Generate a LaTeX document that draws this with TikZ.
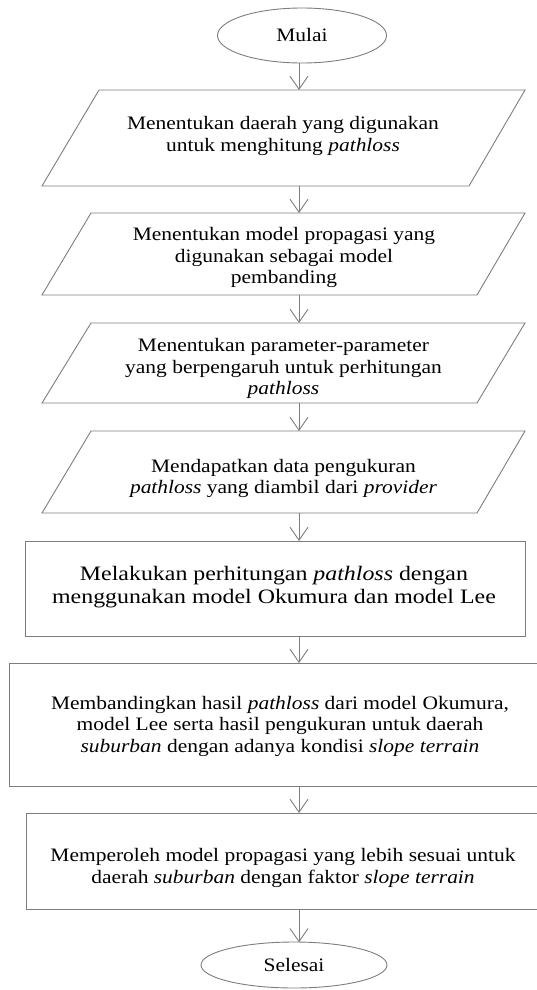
\documentclass[tikz,border=0pt]{standalone}
\usepackage{fontspec}
\setmainfont[FakeStretch=1.13]{Liberation Serif}
\newfontfamily\bigfont[FakeStretch=1.165]{Liberation Serif}
\usetikzlibrary{arrows.meta,shapes.geometric}
\definecolor{linegray}{RGB}{125,125,125}
\begin{document}
\begin{tikzpicture}[x=1pt,y=-1pt,
  shapeline/.style={draw=linegray,line width=0.9pt},
  arr/.style={draw=linegray,line width=0.9pt,-{Straight Barb[length=13pt,width=18pt,line width=0.9pt]}},
  txt/.style={align=center,inner sep=0pt,font=\fontsize{19}{21.5}\selectfont},
  bigtxt/.style={align=center,inner sep=0pt,font=\bigfont\fontsize{20.5}{22.5}\selectfont},
  term/.style={ellipse,draw=linegray,line width=0.9pt,inner sep=0pt,font=\fontsize{19}{21.5}\selectfont}]
\useasboundingbox (0,0) rectangle (536,990);

% terminals
\node[term,minimum width=169pt,minimum height=55pt] (mulai) at (302,35.5) {Mulai};
\node[term,minimum width=186pt,minimum height=46pt] (selesai) at (294,965) {Selesai};

% parallelograms
\draw[shapeline] (99,90) -- (525,90) -- (469,186) -- (42,186) -- cycle;
\draw[shapeline] (91,213) -- (525,213) -- (477,295) -- (42,295) -- cycle;
\draw[shapeline] (91,323) -- (525,323) -- (477,403) -- (42,403) -- cycle;
\draw[shapeline] (91,431) -- (525,431) -- (477,513) -- (42,513) -- cycle;

% process boxes
\draw[shapeline] (25,541) rectangle (525,636);
\draw[shapeline] (537,663) -- (9,663) -- (9,786) -- (537,786);
\draw[shapeline] (537,813) -- (26,813) -- (26,909) -- (537,909);

% texts
\node[txt] (t1) at (283,136) {Menentukan daerah yang digunakan\\untuk menghitung \textit{pathloss}};
\node[txt] (t2) at (284,257.5) {Menentukan model propagasi yang\\digunakan sebagai model\\pembanding};
\node[txt] (t3) at (283.5,368.5) {Menentukan parameter-parameter\\yang berpengaruh untuk perhitungan\\\textit{pathloss}};
\node[txt] (t4) at (283.5,478.5) {Mendapatkan data pengukuran\\\textit{pathloss} yang diambil dari \textit{provider}};
\node[bigtxt] (t5) at (274,587) {Melakukan perhitungan \textit{pathloss} dengan\\menggunakan model Okumura dan model Lee};
\node[txt] (t6) at (280,726) {Membandingkan hasil \textit{pathloss} dari model Okumura,\\model Lee serta hasil pengukuran untuk daerah\\\textit{suburban} dengan adanya kondisi \textit{slope terrain}};
\node[txt] (t7) at (283,868) {Memperoleh model propagasi yang lebih sesuai untuk\\daerah \textit{suburban} dengan faktor \textit{slope terrain}};

% connector end points
\coordinate (a0) at (299,63);
\coordinate (b1) at (299,90);  \coordinate (a1) at (299,186);
\coordinate (b2) at (299,213); \coordinate (a2) at (299,295);
\coordinate (b3) at (299,323); \coordinate (a3) at (299,403);
\coordinate (b4) at (299,431); \coordinate (a4) at (299,513);
\coordinate (b5) at (299,541); \coordinate (a5) at (299,636);
\coordinate (b6) at (299,663); \coordinate (a6) at (299,786);
\coordinate (b7) at (299,813); \coordinate (a7) at (299,909);
\coordinate (b8) at (299,942.3);

\draw[arr] (a0) -- (b1);
\draw[arr] (a1) -- (b2);
\draw[arr] (a2) -- (b3);
\draw[arr] (a3) -- (b4);
\draw[arr] (a4) -- (b5);
\draw[arr] (a5) -- (b6);
\draw[arr] (a6) -- (b7);
\draw[arr] (a7) -- (b8);
\end{tikzpicture}
\end{document}
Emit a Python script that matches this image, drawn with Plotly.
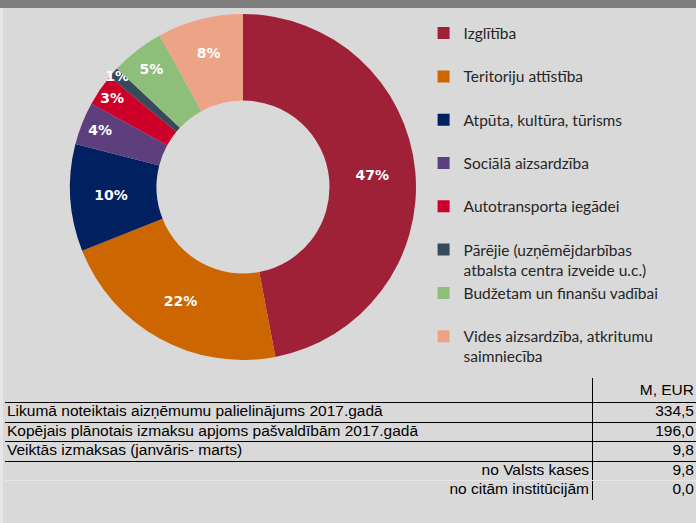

————

:: Exercise brief ::
Begin with the first line of the entries above and write out each line exactly, ending with the line containing "width=186pt,minimum height=46pt] (selesai)". Leave out pictures.

:: Problem solution ::
Generate a LaTeX document that draws this with TikZ.
\documentclass[tikz,border=0pt]{standalone}
\usepackage{fontspec}
\setmainfont[FakeStretch=1.13]{Liberation Serif}
\newfontfamily\bigfont[FakeStretch=1.165]{Liberation Serif}
\usetikzlibrary{arrows.meta,shapes.geometric}
\definecolor{linegray}{RGB}{125,125,125}
\begin{document}
\begin{tikzpicture}[x=1pt,y=-1pt,
  shapeline/.style={draw=linegray,line width=0.9pt},
  arr/.style={draw=linegray,line width=0.9pt,-{Straight Barb[length=13pt,width=18pt,line width=0.9pt]}},
  txt/.style={align=center,inner sep=0pt,font=\fontsize{19}{21.5}\selectfont},
  bigtxt/.style={align=center,inner sep=0pt,font=\bigfont\fontsize{20.5}{22.5}\selectfont},
  term/.style={ellipse,draw=linegray,line width=0.9pt,inner sep=0pt,font=\fontsize{19}{21.5}\selectfont}]
\useasboundingbox (0,0) rectangle (536,990);

% terminals
\node[term,minimum width=169pt,minimum height=55pt] (mulai) at (302,35.5) {Mulai};
\node[term,minimum width=186pt,minimum height=46pt] (selesai) at (294,965) {Selesai};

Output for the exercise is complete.